Once again, the consumer price data has largely demolished the notion that tariffs are squeezing consumers. Phones, computers, and especially televisions have plummeted in price. Cars and trucks show no tariff pressure at all. Baseball mitts and other sports equipment are cheaper. Appliance prices are now below their year-ago levels. Toys are much cheaper. Major appliances have even fallen in price.

Tariffs had driven the price of washing machines higher, as intended. But those prices have come down. Bicycle prices alone appear to be indicating any significant tariff pressure.

That does not mean that prices will remain low or tariffs will never push prices up.
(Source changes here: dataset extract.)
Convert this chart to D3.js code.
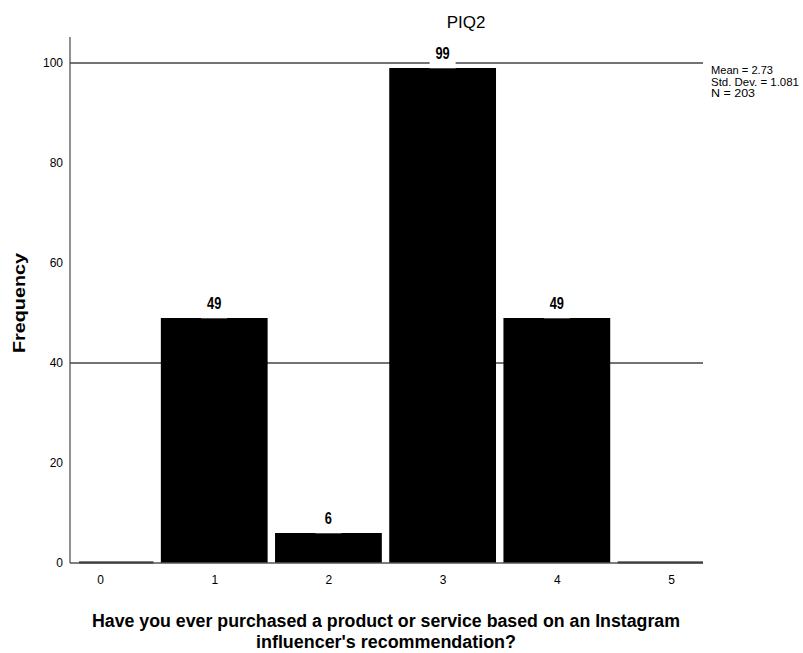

But it demonstrates that even after over a year of tariffs, prices on consumers are not rising.

The low prices may indicate that the burdens of tariffs are falling on foreign producers and on intermediate goods producers. This can happen when export prices fall in reaction to tariffs, either because manufacturers seek to maintain market share by discounting their goods or because foreign currencies decline against the dollar.

The data is increasingly embarrassing for the Federal Reserve economists who claimed in two flawed studies that consumers were paying higher prices for goods subject to tariffs on steel, aluminum, or Chinese imports. Jason Furman owes Alan Tonelson and the audience for Munk Debates an apology for misinforming them.

Thanks to rising wages and a very low level of unemployment, Americans have more income going into the holidays. And we now know that tariffs have no pushed up prices for goods getting stuffed in stockings, placed under the Christmas tree, or given out to our sons and daughters, husbands, wives, and loved ones during the holiday season.